Diagnosi precoce non significa necessariamente tumore piccolo da trattare subito per guarire. Fare del tumore un sorvegliato speciale può essere una valida opzione terapeutica in caso di carcinoma prostatico di piccole dimensioni e bassa aggressività.
La «sorveglianza attiva» è un protocollo di monitoraggio costante che permette di evitare, o perlomeno di rinviare, il trattamento e risparmiare così al paziente i pesanti effetti collaterali a carico della sfera sessuale, urinaria e rettale.
A Milano, all’Istituto nazionale tumori INT, questa opzione terapeutica è al centro di uno studio ormai decennale: «Si tratta di uno dei più ampi studi condotto da un singolo istituto a livello europeo, comparabile con le più importanti coorti nord americane – afferma Riccardo Valdagni, Direttore della Radioterapia Oncologica 1 e del Programma Prostata Istituto Nazionale Tumori di Milano – È in sostanza la più grande casistica italiana di pazienti con tumore della prostata a basso rischio attraverso la quale abbiamo potuto identificare un approccio alla malattia molto diverso rispetto al passato».
In Italia, ci sono 484.170 persone affette dal cancro alla prostata, 34800 nuovi casi l’anno e 7.174 decessi. É la neoplasia più frequente tra i soggetti di sesso maschile e rappresenta oltre il 20% di tutti i tumori diagnosticati a partire dai 50 anni di età. Tuttavia, in due casi su cinque esso è «indolente», in altre parole potrà non aver mai la forza di manifestarsi: controllarlo significa evitare il sovra-trattamento.

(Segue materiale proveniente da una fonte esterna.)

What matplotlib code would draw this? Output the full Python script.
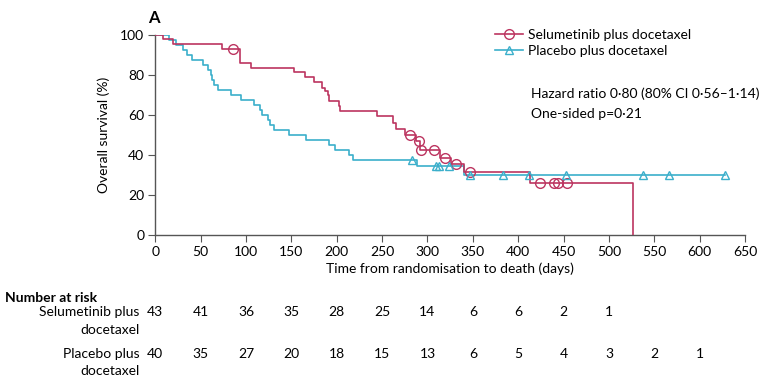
import numpy as np
import matplotlib
matplotlib.use("Agg")
import matplotlib.pyplot as plt
from matplotlib.lines import Line2D
import matplotlib.transforms as mtransforms

plt.rcParams['font.family'] = ['Lato', 'DejaVu Sans']

# Kaplan-Meier steps (day, % surviving after the step)
sel_days = [0, 8, 20, 74, 93, 106, 153, 165, 175, 184, 187, 190, 192, 202, 204,
            244, 262, 265, 275, 287, 292, 314, 326, 340, 413, 527]
sel_surv = [100, 97.7, 95.3, 93.0, 86.0, 83.6, 81.2, 78.8, 76.2, 73.5, 71.8, 70.0, 67.0, 64.5, 62.2,
            59.6, 55.8, 53.0, 50.0, 47.0, 42.3, 38.5, 35.3, 31.4, 25.8, 0]
sel_censor = [86, 281, 291, 293, 307, 319, 332, 347, 424, 440, 444, 454]

pla_days = [0, 15, 23, 31, 35, 40, 53, 58, 61, 63, 65, 69, 83, 94, 109, 115, 118, 124, 127,
            131, 147, 166, 192, 198, 213, 218, 289, 340, 628]
pla_surv = [100, 97.5, 95, 92.5, 90, 87.5, 85, 82.5, 80, 77.5, 75, 72.5, 70, 67.5, 65, 62.5, 60,
            57.5, 55, 52.5, 50, 47.5, 45, 42.5, 40, 37.5, 34.6, 30, 30]
pla_censor = [283, 309, 313, 324, 347, 383, 412, 453, 538, 566, 628]

risk_times = [0, 50, 100, 150, 200, 250, 300, 350, 400, 450, 500, 550, 600]
sel_risk = [43, 41, 36, 35, 28, 25, 14, 6, 6, 2, 1]
pla_risk = [40, 35, 27, 20, 18, 15, 13, 6, 5, 4, 3, 2, 1]

red = '#BC3560'
blue = '#3BAFCB'
grey = '#555555'


def at(days, surv, t):
    i = np.searchsorted(days, t, side='right') - 1
    return np.array(surv)[i]


fig = plt.figure(figsize=(7.61, 3.79), dpi=100)
ax = fig.add_axes([0.204, 0.38, 0.775, 0.528])

ax.step(sel_days, sel_surv, where='post', color=red, lw=1.2, zorder=3)
ax.step(pla_days, pla_surv, where='post', color=blue, lw=1.2, zorder=2)
ax.plot(sel_censor, at(sel_days, sel_surv, sel_censor), 'o', ms=7, mfc='none',
        mec=red, mew=1.0, zorder=4)
ax.plot(pla_censor, at(pla_days, pla_surv, pla_censor), '^', ms=6, mfc='none',
        mec=blue, mew=1.0, zorder=4)

ax.set_xlim(0, 650)
ax.set_ylim(0, 100)
ax.set_xticks(range(0, 651, 50))
ax.set_yticks(range(0, 101, 20))
for s in ['top', 'right']:
    ax.spines[s].set_visible(False)
for s in ['left', 'bottom']:
    ax.spines[s].set_color(grey)
    ax.spines[s].set_linewidth(1.0)
ax.tick_params(direction='out', length=5, color=grey, labelsize=10, pad=3)
ax.set_xlabel('Time from randomisation to death (days)', fontsize=10, labelpad=3)
ax.set_ylabel('Overall survival (%)', fontsize=10, labelpad=7)

handles = [Line2D([], [], color=red, marker='o', mfc='none', ms=7, lw=1.2),
           Line2D([], [], color=blue, marker='^', mfc='none', ms=6, lw=1.2)]
ax.legend(handles, ['Selumetinib plus docetaxel', 'Placebo plus docetaxel'],
          loc='upper left', bbox_to_anchor=(0.555, 1.09), frameon=False,
          fontsize=10, handlelength=2.0, handletextpad=0.4, labelspacing=0.25)

fig.text(0.698, 0.752, 'Hazard ratio 0·80 (80% CI 0·56–1·14)', fontsize=10, va='center')
fig.text(0.698, 0.699, 'One-sided p=0·21', fontsize=10, va='center')
fig.text(0.194, 0.952, 'A', fontsize=12, fontweight='bold', va='center')

# number at risk table
trans = mtransforms.blended_transform_factory(ax.transData, fig.transFigure)
fig.text(0.007, 0.213, 'Number at risk', fontsize=10, fontweight='bold', va='center')
fig.text(0.183, 0.176, 'Selumetinib plus', fontsize=10, ha='right', va='center')
fig.text(0.183, 0.128, 'docetaxel', fontsize=10, ha='right', va='center')
fig.text(0.183, 0.066, 'Placebo plus', fontsize=10, ha='right', va='center')
fig.text(0.183, 0.021, 'docetaxel', fontsize=10, ha='right', va='center')
for t, n in zip(risk_times, sel_risk):
    ax.text(t, 0.176, str(n), transform=trans, fontsize=10, ha='center', va='center')
for t, n in zip(risk_times, pla_risk):
    ax.text(t, 0.066, str(n), transform=trans, fontsize=10, ha='center', va='center')

fig.savefig('out.png', dpi=100)
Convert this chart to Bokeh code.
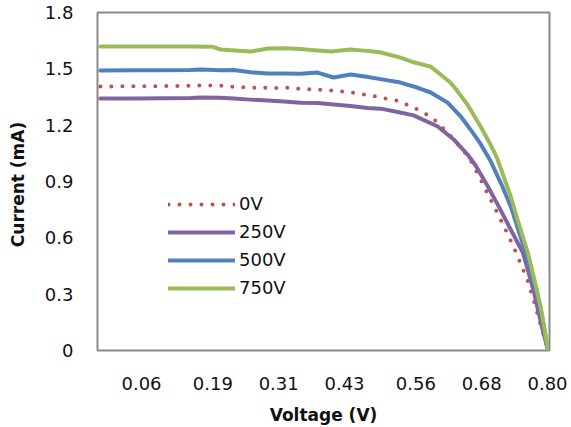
from bokeh.plotting import figure
from bokeh.models import Range1d, FixedTicker, Legend, LegendItem
from bokeh.embed import file_html
from bokeh.resources import INLINE

# ---- data ----
series_names = ["0V", "250V", "500V", "750V"]

v_0v = [-0.015, 0.05, 0.10, 0.15, 0.168, 0.204, 0.228, 0.26, 0.30, 0.32, 0.35, 0.381, 0.41,
        0.441, 0.47, 0.49, 0.505, 0.527, 0.556, 0.59, 0.618, 0.642, 0.656, 0.665, 0.691,
        0.714, 0.733, 0.745, 0.764, 0.775, 0.787, 0.801]
i_0v = [1.406, 1.407, 1.408, 1.410, 1.412, 1.410, 1.404, 1.400, 1.398, 1.400, 1.393, 1.390, 1.384,
        1.374, 1.362, 1.352, 1.342, 1.330, 1.294, 1.240, 1.160, 1.080, 1.030, 0.985, 0.835,
        0.700, 0.585, 0.505, 0.370, 0.265, 0.140, 0.0]

v_250v = [-0.015, 0.05, 0.10, 0.15, 0.168, 0.204, 0.228, 0.259, 0.29, 0.32, 0.35, 0.381, 0.41,
          0.441, 0.472, 0.496, 0.527, 0.556, 0.60, 0.629, 0.654, 0.669, 0.69, 0.709, 0.733,
          0.755, 0.764, 0.775, 0.782, 0.79, 0.801]
i_250v = [1.342, 1.342, 1.343, 1.345, 1.347, 1.346, 1.342, 1.336, 1.331, 1.326, 1.320, 1.318, 1.310,
          1.302, 1.292, 1.288, 1.270, 1.252, 1.193, 1.124, 1.045, 0.985, 0.880, 0.778, 0.644,
          0.522, 0.430, 0.315, 0.225, 0.125, 0.0]

v_500v = [-0.015, 0.05, 0.10, 0.15, 0.168, 0.204, 0.228, 0.259, 0.29, 0.32, 0.35, 0.381, 0.41,
          0.441, 0.47, 0.49, 0.532, 0.556, 0.587, 0.618, 0.642, 0.665, 0.678, 0.696, 0.716,
          0.733, 0.76, 0.787, 0.801]
i_500v = [1.491, 1.492, 1.493, 1.494, 1.496, 1.492, 1.494, 1.482, 1.475, 1.475, 1.474, 1.480, 1.454,
          1.470, 1.458, 1.448, 1.427, 1.406, 1.374, 1.320, 1.246, 1.155, 1.100, 1.010, 0.885,
          0.767, 0.522, 0.234, 0.0]

v_750v = [-0.015, 0.05, 0.10, 0.15, 0.19, 0.204, 0.23, 0.259, 0.29, 0.32, 0.35, 0.381, 0.405,
          0.441, 0.465, 0.483, 0.496, 0.532, 0.556, 0.587, 0.605, 0.623, 0.636, 0.654, 0.678,
          0.691, 0.702, 0.709, 0.733, 0.745, 0.764, 0.78, 0.79, 0.801]
i_750v = [1.619, 1.619, 1.619, 1.619, 1.617, 1.603, 1.598, 1.592, 1.608, 1.610, 1.606, 1.598, 1.592,
          1.603, 1.597, 1.592, 1.587, 1.560, 1.535, 1.512, 1.470, 1.427, 1.380, 1.310, 1.193,
          1.124, 1.062, 1.017, 0.820, 0.700, 0.522, 0.330, 0.190, 0.0]

x_tick_labels = ["0.06", "0.19", "0.31", "0.43", "0.56", "0.68", "0.80"]
y_tick_labels = ["0", "0.3", "0.6", "0.9", "1.2", "1.5", "1.8"]

colors = ["#C0504D", "#8064A2", "#4F81BD", "#9BBB59"]

FONT = "DejaVu Sans"

p = figure(width=571, height=427, output_backend="svg", toolbar_location=None,
           x_range=Range1d(-0.0202, 0.8036), y_range=Range1d(0, 1.8),
           min_border_left=97, min_border_right=22, min_border_top=12, min_border_bottom=76)
p.background_fill_color = "white"
p.border_fill_color = "white"
p.outline_line_color = "#8a8a8a"
p.outline_line_width = 2
p.xgrid.visible = False
p.ygrid.visible = False

series = [(v_0v, i_0v), (v_250v, i_250v), (v_500v, i_500v), (v_750v, i_750v)]
renderers = []
for k, (vx, iy) in enumerate(series):
    if k == 0:
        r = p.line(vx, iy, line_color=colors[k], line_width=4, line_dash="0 11",
                   line_cap="round", line_join="round")
    else:
        r = p.line(vx, iy, line_color=colors[k], line_width=4,
                   line_cap="round", line_join="round")
    renderers.append(r)

xt = [float(s) for s in x_tick_labels]
yt = [float(s) for s in y_tick_labels]
p.xaxis.ticker = FixedTicker(ticks=xt)
p.yaxis.ticker = FixedTicker(ticks=yt)
p.xaxis.major_label_overrides = {t: s for t, s in zip(xt, x_tick_labels)}
p.yaxis.major_label_overrides = {t: s for t, s in zip(yt, y_tick_labels)}

for ax in (p.xaxis[0], p.yaxis[0]):
    ax.axis_line_color = None
    ax.major_tick_line_color = None
    ax.minor_tick_line_color = None
    ax.major_tick_out = 0
    ax.major_tick_in = 0
    ax.major_label_text_font = FONT
    ax.major_label_text_font_size = "18px"
    ax.major_label_text_color = "#111111"
    ax.axis_label_text_font = FONT
    ax.axis_label_text_font_size = "17px"
    ax.axis_label_text_font_style = "bold"
    ax.axis_label_text_color = "#111111"

p.xaxis.axis_label = "Voltage (V)"
p.yaxis.axis_label = "Current  (mA)"
p.xaxis.major_label_standoff = 26
p.xaxis.axis_label_standoff = 12
p.yaxis.major_label_standoff = 24
p.yaxis.axis_label_standoff = 14

legend = Legend(items=[LegendItem(label=n, renderers=[r]) for n, r in zip(series_names, renderers)],
                location=(71, 52))
legend.border_line_color = None
legend.background_fill_alpha = 0
legend.label_text_font = FONT
legend.label_text_font_size = "18px"
legend.label_text_color = "#111111"
legend.glyph_width = 67
legend.glyph_height = 20
legend.label_height = 20
legend.spacing = 7
legend.padding = 0
legend.margin = 0
legend.label_standoff = 4
p.add_layout(legend)

open("out.html", "w").write(file_html(p, INLINE))
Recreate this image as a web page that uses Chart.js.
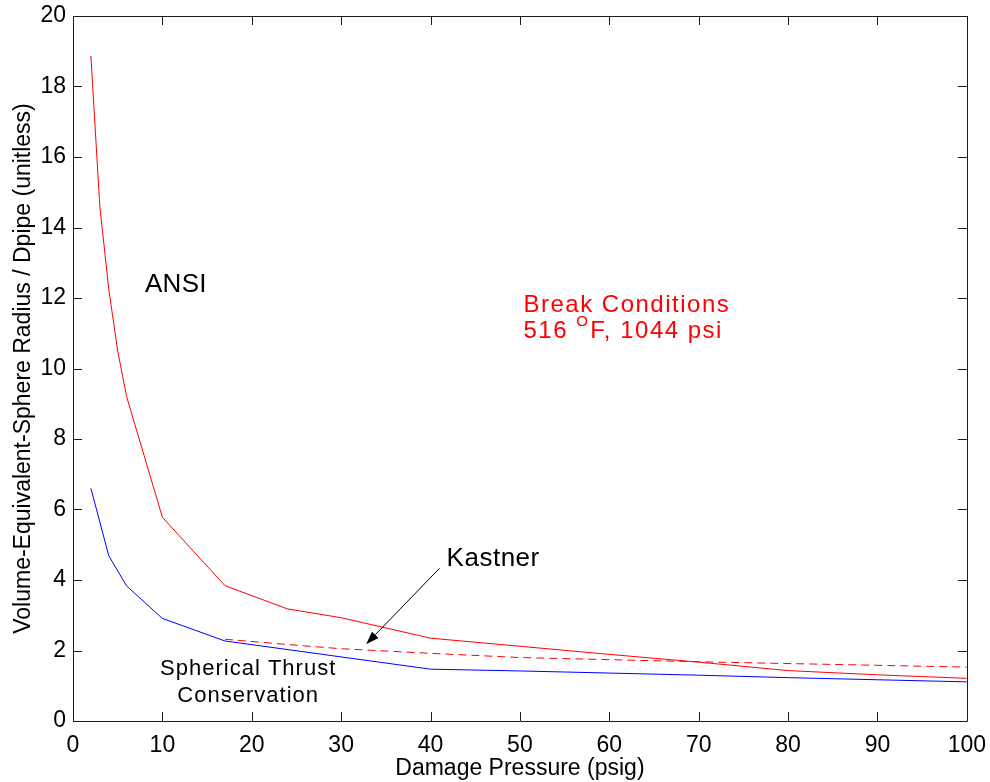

Lo studio è iniziato in INT nel 2005 e nel 2007 è iniziata la collaborazione con il gruppo internazionale PRIAS (Prostate Cancer Research International Active Surveillance), coordinato dall’Erasmus University Medical Center di Rotterdam, in Olanda. In totale sono stati arruolati e seguiti 818 pazienti con tumore della prostata ad andamento indolente, che sono stati sottoposti a monitoraggio continuativo.
Tutti i pazienti sono sottoposti annualmente a due controlli con palpazione della ghiandola prostatica e a quattro analisi del PSA. Al termine del primo anno, dopo l’entrata nel programma di sorveglianza attiva, è necessario ripetere anche la biopsia. Il monitoraggio è necessario perché, se il tumore supera i livelli di indolenza, il paziente esce immediatamente dalla sorveglianza e viene indirizzato al trattamento.
«Il dato estremamente positivo emerso dallo studio – commenta il professor Valdagni – è che a distanza di cinque anni, il 50 percento dei pazienti è ancora nel programma di sorveglianza attiva. In più, non si sono verificati decessi a causa del carcinoma prostatico e neppure metastasi. Questo significa che la metà dei pazienti arruolati, a 5 anni dalla diagnosi, ha potuto evitare gli effetti indesiderati di un trattamento curativo non necessario e quindi inappropriato».
E se possiedono i criteri di un tumore indolente, i maggiori beneficiari potrebbero essere proprio i pazienti giovani, under 60, la cui qualità di vita può essere più a lungo compromessa dagli effetti collaterali dei trattamenti e che hanno più probabilità di rimanere nel tempo in sorveglianza attiva.